Rino Levi revisitado
Autor do livro Rino Levi, Arquitetura e Cidade (Romano Guerra Editora), o arquiteto e urbanista Renato Anelli, cocurador da Ocupação Rino Levi, abre no dia 2 de março o seminário Móvel, Casa e Cidade: Arquitetura e Modernização, realizado pelo Itaú Cultural em parceria com a FAU. Na ocasião, será lançada a segunda edição do livro de Anelli, publicado em 2011 e esgotado desde então. Nele, entre outros assuntos, o autor aborda a formação italiana do arquiteto, que estudou em plena ascensão do fascismo, num movimento pendular entre a escola de engenharia milanesa e o racionalismo romano.
Rino Levi não era um arquiteto militante de esquerda como Niemeyer ou Vilanova Artigas, mas um liberal. Fez tanto residências de luxo – uma delas hoje ocupada pela Galeria Luciana Brito, no Itaim – como cinemas gigantescos para as massas (Cines Ufa-Palácio e Universo, ambos da década de 1930). No entanto, todos traziam a marca do refinamento e da interação entre arquitetura e arte – e o exemplo mais evidente é o do Teatro Cultura Artística (1947-1950), que ostenta em sua fachada um grande painel de Di Cavalcanti (milagrosamente, a obra sobreviveu ao incêndio que destruiu parcialmente o prédio em 2008, hoje em reconstrução).
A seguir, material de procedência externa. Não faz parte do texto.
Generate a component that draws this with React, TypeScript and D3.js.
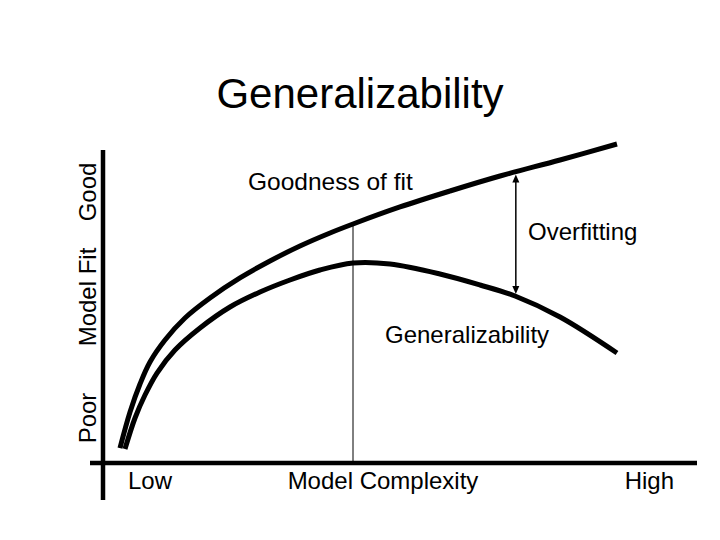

Levi ainda ajudou a criar o Museu de Arte Moderna de São Paulo (MAM) em 1948, do qual foi diretor executivo.
Tânia Rodrigues, gerente da Enciclopédia Itaú Cultural de Arte Brasileira, que assina a curadoria da mostra com o Observatório Itaú Cultural, destaca outra aspecto na obra do arquiteto, o da inovação tecnológica. “Ele tem estudos sobre acústica que vamos mostrar na Ocupação, feitos para aprimorar o som de salas de espetáculos como o Cine Universo, com capacidade para mais de 4 mil pessoas.” A Ocupação vai possibilitar ao público uma viagem virtual pelo cinema, inaugurado em 1939, no bairro do Brás, e hoje desativado.